** Start of Dataset excerpt **

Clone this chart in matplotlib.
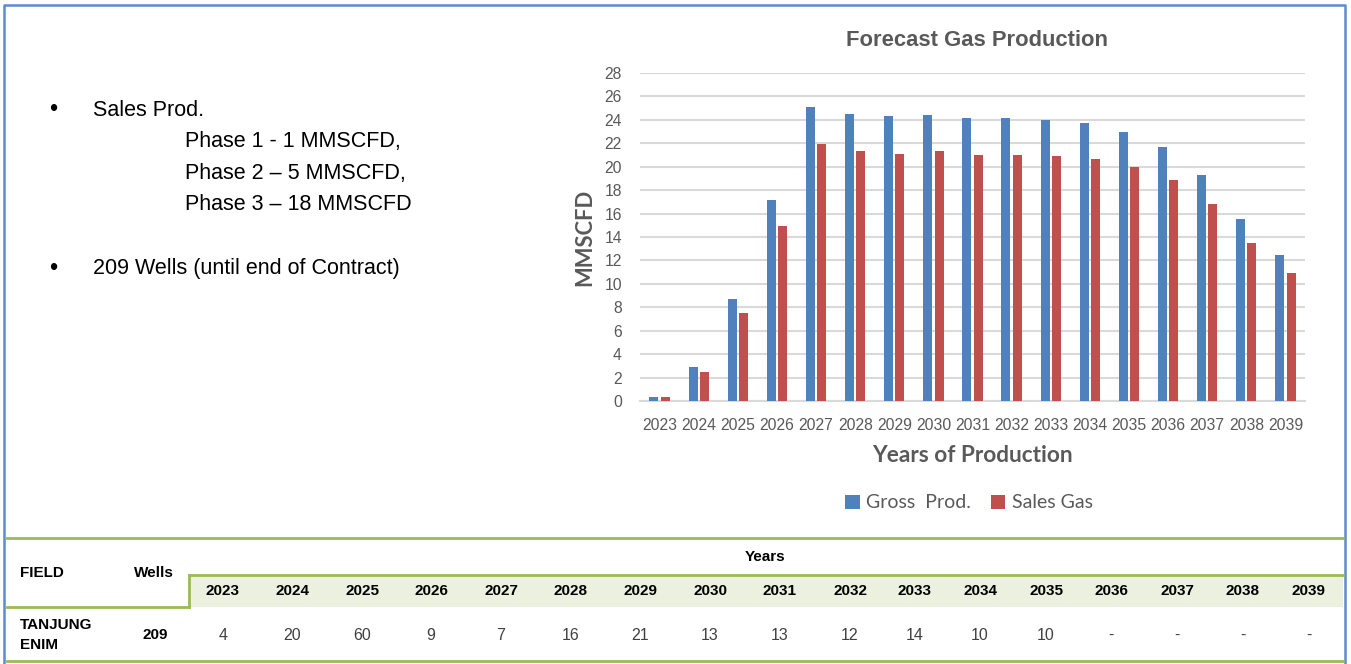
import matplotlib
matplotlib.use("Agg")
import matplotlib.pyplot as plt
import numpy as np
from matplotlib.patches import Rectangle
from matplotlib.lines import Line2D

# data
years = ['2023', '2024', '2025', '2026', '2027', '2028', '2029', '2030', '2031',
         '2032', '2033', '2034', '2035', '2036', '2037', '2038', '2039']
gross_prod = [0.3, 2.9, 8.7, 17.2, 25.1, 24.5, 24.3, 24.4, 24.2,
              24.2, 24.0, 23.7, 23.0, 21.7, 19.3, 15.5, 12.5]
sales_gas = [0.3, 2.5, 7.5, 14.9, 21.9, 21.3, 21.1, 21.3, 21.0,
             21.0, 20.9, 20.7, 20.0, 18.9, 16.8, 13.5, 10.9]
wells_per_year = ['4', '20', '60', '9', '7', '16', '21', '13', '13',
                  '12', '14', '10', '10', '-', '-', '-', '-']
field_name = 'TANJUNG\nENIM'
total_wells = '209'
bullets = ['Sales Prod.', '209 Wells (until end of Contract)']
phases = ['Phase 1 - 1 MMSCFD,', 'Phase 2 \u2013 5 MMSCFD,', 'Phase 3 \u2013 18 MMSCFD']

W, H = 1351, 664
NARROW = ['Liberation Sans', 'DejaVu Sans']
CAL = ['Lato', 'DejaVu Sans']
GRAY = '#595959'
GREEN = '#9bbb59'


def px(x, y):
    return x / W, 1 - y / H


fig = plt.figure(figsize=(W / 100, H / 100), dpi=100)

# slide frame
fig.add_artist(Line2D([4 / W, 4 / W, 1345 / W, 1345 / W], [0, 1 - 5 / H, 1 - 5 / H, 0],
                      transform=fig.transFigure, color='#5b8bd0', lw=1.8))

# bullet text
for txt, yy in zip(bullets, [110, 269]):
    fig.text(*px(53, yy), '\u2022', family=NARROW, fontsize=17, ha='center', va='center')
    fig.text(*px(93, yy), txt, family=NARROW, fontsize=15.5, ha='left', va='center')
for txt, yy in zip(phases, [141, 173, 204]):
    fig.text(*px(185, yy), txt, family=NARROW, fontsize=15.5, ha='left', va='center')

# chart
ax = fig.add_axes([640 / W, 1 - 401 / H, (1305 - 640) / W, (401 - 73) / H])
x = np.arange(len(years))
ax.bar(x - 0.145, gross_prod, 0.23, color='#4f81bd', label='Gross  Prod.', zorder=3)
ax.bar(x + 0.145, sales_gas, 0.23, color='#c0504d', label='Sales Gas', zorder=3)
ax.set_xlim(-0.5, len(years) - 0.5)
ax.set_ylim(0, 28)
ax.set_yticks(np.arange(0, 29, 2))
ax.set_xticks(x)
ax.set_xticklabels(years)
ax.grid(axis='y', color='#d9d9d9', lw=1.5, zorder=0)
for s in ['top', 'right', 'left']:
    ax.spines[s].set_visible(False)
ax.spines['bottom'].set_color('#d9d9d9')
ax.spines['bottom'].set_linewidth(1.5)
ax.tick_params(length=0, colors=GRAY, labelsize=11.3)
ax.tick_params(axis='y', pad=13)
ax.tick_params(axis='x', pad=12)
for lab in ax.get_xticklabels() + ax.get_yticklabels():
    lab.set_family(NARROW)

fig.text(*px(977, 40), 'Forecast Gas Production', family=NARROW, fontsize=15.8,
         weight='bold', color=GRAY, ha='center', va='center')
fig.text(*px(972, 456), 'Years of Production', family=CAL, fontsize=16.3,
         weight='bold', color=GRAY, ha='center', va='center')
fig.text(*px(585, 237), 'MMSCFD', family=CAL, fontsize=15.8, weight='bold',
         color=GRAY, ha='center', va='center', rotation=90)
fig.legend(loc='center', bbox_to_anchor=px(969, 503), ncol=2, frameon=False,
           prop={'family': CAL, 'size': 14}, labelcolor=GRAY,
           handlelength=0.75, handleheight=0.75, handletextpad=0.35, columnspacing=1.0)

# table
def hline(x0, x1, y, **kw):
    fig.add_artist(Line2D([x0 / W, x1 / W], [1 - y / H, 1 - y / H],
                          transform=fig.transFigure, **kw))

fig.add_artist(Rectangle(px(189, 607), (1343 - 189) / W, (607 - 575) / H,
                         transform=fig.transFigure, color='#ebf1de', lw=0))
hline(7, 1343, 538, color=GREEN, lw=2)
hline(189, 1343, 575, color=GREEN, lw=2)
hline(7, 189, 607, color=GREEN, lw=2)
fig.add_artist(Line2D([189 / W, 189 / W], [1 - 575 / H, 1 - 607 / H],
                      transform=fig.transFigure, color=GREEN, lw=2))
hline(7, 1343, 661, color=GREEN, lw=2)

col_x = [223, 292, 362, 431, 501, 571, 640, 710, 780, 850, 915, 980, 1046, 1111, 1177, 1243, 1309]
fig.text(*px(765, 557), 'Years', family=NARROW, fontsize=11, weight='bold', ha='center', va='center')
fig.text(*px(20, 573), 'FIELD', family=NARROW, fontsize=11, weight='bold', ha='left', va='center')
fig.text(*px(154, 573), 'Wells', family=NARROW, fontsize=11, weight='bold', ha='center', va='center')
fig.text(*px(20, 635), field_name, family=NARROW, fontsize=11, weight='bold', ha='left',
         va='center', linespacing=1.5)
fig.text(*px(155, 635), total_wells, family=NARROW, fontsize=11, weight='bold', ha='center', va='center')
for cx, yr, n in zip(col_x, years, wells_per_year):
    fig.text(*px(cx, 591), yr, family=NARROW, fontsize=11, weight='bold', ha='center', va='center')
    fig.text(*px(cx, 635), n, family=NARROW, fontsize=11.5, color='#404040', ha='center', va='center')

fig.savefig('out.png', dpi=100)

** End of Dataset excerpt **

*Required work*. Give solely the number of lines in the data that contain the string "chart".

*Task response*. 2